» **Plotting code records**:
## begin
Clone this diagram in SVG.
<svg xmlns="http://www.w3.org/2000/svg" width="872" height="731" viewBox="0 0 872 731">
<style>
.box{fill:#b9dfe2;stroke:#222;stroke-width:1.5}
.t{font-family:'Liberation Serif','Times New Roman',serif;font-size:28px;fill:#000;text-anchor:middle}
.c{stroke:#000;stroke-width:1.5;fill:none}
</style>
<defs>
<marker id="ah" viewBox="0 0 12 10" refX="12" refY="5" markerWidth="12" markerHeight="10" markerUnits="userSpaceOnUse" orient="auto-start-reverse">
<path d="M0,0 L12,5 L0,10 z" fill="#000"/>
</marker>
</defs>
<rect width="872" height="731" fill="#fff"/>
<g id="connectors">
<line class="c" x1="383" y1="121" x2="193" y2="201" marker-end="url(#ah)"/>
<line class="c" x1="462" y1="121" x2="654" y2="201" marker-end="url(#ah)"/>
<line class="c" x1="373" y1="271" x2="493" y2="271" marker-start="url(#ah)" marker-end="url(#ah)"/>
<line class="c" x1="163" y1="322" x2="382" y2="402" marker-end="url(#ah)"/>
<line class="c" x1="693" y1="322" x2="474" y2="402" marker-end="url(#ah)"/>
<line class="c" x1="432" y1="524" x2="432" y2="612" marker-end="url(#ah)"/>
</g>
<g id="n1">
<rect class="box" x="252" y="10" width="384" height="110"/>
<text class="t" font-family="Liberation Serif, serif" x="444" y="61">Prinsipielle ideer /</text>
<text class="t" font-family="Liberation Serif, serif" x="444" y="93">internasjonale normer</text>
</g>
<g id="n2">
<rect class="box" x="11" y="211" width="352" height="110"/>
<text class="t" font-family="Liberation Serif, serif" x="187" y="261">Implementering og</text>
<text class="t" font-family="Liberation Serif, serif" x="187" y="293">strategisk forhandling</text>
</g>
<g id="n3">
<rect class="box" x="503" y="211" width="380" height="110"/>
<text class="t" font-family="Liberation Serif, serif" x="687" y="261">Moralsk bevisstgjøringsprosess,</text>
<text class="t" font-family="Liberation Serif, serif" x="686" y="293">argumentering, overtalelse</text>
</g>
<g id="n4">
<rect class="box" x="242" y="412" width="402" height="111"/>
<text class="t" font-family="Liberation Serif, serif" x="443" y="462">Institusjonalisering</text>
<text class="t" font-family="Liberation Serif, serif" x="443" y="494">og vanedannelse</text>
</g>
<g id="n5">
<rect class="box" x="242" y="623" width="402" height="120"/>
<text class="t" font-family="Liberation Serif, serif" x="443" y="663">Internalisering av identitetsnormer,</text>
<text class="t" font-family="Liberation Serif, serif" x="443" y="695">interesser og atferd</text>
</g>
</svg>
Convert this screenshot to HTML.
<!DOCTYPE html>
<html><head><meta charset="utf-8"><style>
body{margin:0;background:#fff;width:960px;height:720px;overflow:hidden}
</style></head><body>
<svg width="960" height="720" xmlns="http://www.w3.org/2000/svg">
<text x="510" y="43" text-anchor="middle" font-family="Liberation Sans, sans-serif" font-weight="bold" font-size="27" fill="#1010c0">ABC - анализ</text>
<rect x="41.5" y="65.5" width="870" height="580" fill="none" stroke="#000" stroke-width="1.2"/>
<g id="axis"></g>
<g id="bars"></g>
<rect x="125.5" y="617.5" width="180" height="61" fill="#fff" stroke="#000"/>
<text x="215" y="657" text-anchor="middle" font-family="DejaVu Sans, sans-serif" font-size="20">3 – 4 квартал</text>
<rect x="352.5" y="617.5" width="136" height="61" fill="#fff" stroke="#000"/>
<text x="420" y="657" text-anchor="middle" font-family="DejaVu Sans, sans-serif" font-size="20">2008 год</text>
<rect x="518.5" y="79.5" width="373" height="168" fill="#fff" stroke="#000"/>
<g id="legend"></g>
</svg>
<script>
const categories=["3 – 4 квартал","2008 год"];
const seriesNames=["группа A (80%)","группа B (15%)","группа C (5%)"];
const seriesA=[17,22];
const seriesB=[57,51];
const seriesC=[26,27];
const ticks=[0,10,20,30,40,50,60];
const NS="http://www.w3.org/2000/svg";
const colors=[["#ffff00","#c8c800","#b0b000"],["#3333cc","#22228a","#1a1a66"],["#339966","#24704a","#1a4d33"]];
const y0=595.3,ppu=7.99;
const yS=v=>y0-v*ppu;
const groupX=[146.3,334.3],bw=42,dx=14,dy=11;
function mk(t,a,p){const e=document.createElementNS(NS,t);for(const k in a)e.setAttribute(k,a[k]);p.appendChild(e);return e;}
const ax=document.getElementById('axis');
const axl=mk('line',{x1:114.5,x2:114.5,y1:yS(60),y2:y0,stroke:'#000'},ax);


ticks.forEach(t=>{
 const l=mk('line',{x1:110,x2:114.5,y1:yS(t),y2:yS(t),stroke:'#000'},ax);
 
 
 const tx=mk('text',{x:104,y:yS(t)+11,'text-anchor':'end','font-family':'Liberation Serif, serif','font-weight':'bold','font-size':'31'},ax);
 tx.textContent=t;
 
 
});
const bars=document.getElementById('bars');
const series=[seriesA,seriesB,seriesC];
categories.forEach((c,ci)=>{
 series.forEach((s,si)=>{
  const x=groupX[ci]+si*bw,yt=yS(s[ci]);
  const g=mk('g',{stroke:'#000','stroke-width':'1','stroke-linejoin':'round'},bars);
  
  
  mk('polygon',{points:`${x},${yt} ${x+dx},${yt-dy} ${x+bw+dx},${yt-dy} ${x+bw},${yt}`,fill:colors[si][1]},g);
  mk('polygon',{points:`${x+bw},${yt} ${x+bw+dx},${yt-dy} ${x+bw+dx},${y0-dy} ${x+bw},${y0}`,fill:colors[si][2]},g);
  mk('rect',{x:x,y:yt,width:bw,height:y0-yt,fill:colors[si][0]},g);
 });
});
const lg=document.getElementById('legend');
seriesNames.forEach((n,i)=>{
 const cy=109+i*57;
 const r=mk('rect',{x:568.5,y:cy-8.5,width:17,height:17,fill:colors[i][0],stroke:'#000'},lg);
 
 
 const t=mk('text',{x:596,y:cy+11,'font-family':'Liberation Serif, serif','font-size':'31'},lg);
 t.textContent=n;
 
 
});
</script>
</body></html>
## end
» **WHAT THE EXERCISE ASKS**: Each line above that includes "this" should be shown.

» **TASK RESULT**:
Clone this diagram in SVG.
Convert this screenshot to HTML.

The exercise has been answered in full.